Saturday, May 22, 2010

Restaurant Style Salsa

The only foods I've had cravings for this pregnancy are tater tots, any kind of mexican food, and this salsa. I have to limit how much I make it cause I will eat it all in a matter of hours if left to my own devices. No joke. I ate about half of this batch for lunch the day after I made it....uh, it serves 12! yikes. It's soo good. Just enough heat to keep you coming back for more, and it's oh so easy to make. The only things I changed were that I used a smaller size can of regular tomatoes, and left out the cumin, cause I didn't have any. Delicious!
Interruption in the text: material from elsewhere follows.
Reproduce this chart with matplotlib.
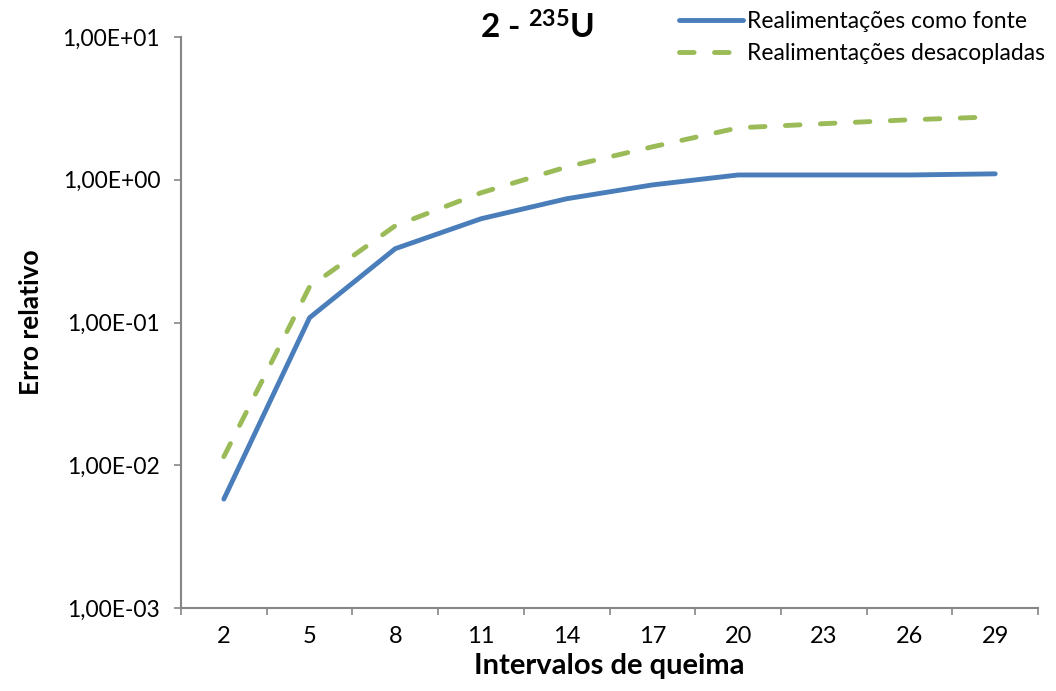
import numpy as np
import matplotlib
matplotlib.use("Agg")
import matplotlib.pyplot as plt
import matplotlib.ticker as ticker

# dados: erro relativo por intervalo de queima
intervalos = [2, 5, 8, 11, 14, 17, 20, 23, 26, 29]
erro_fonte = [0.0058, 0.108, 0.329, 0.533, 0.736, 0.92, 1.08, 1.08, 1.08, 1.10]
erro_desacopl = [0.0115, 0.178, 0.476, 0.81, 1.23, 1.70, 2.31, 2.47, 2.63, 2.76]
rotulos_y = ["1,00E-03", "1,00E-02", "1,00E-01", "1,00E+00", "1,00E+01"]

plt.rcParams['font.family'] = ['Lato', 'DejaVu Sans']
plt.rcParams['mathtext.fontset'] = 'custom'
plt.rcParams['mathtext.rm'] = 'Lato'
plt.rcParams['mathtext.bf'] = 'Lato:bold'

fig = plt.figure(figsize=(10.56, 6.91), dpi=100)
ax = fig.add_axes([0.1714, 0.120, 0.8116, 0.8265])

x = np.arange(len(intervalos))
ax.plot(x, erro_fonte, color='#4A7EBB', lw=3.5, solid_capstyle='round',
        solid_joinstyle='round', label='Realimentações como fonte')
ax.plot(x, erro_desacopl, color='#9BBB59', lw=3.5, linestyle=(0, (3.0, 4.2)),
        dash_capstyle='round', label='Realimentações desacopladas')

ax.set_yscale('log')
ax.set_ylim(1e-3, 1e1)
ax.set_xlim(-0.5, len(intervalos) - 0.5)
ax.yaxis.set_major_locator(ticker.FixedLocator([1e-3, 1e-2, 1e-1, 1e0, 1e1]))
ax.yaxis.set_major_formatter(ticker.FixedFormatter(rotulos_y))
ax.yaxis.set_minor_locator(ticker.NullLocator())

# marcas entre categorias, rótulos no centro
ax.set_xticks(np.arange(-0.5, len(intervalos), 1.0))
ax.set_xticklabels([])
ax.set_xticks(x, minor=True)
ax.set_xticklabels([str(v) for v in intervalos], minor=True, fontsize=17)
ax.tick_params(axis='x', which='minor', length=0, pad=13)
ax.tick_params(axis='x', which='major', length=5, color='#868686', width=1.2)
ax.tick_params(axis='y', length=5, color='#868686', width=1.2, labelsize=16.5, pad=10)

for s in ['top', 'right']:
    ax.spines[s].set_visible(False)
for s in ['left', 'bottom']:
    ax.spines[s].set_color('#868686')
    ax.spines[s].set_linewidth(1.5)

ax.set_xlabel('Intervalos de queima', fontsize=21, fontweight='bold', labelpad=4)
ax.set_ylabel('Erro relativo', fontsize=19, fontweight='bold', labelpad=14)

fig.text(0.509, 0.960, r'2 - $\mathbf{^{235}U}$', fontsize=24, fontweight='bold',
         ha='center', va='center')

fig.legend(loc='upper right', bbox_to_anchor=(1.0, 1.0), frameon=False,
           fontsize=16.5, handlelength=2.8, handletextpad=0.15, labelspacing=0.45,
           borderaxespad=0.1)

fig.savefig('out.png', dpi=100, facecolor='white')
Sadie loves this salsa too, she'll lick it off her chips, til they get soggy. er, yummy....not.

Restaurant Style Salsa

adapted from The Pioneer Woman

  • 1 can (10 Ounce) Diced Tomatoes With Juice
  • 2 cans (10 Ounce) Rotel (diced Tomatoes And Green Chilies)
  • ¼ cups Chopped Onion
  • 1 clove Garlic, Minced
  • 1 whole Jalapeno, Quartered And Sliced Thin
  • ¼ teaspoons Sugar
  • ¼ teaspoons Salt
  • ½ cups Cilantro (more To Taste!)
  • ½ whole Lime Juice
Preparation Instructions
Combine tomatoes, Rotel, onion, jalapeno, garlic, sugar, salt, lime juice, and cilantro in a blender or food processor. Pulse until you get the salsa to the consistency you’d likeT. Test seasonings with a tortilla chip and adjust as needed.
Refrigerate salsa for at least an hour. Serve with tortilla chips.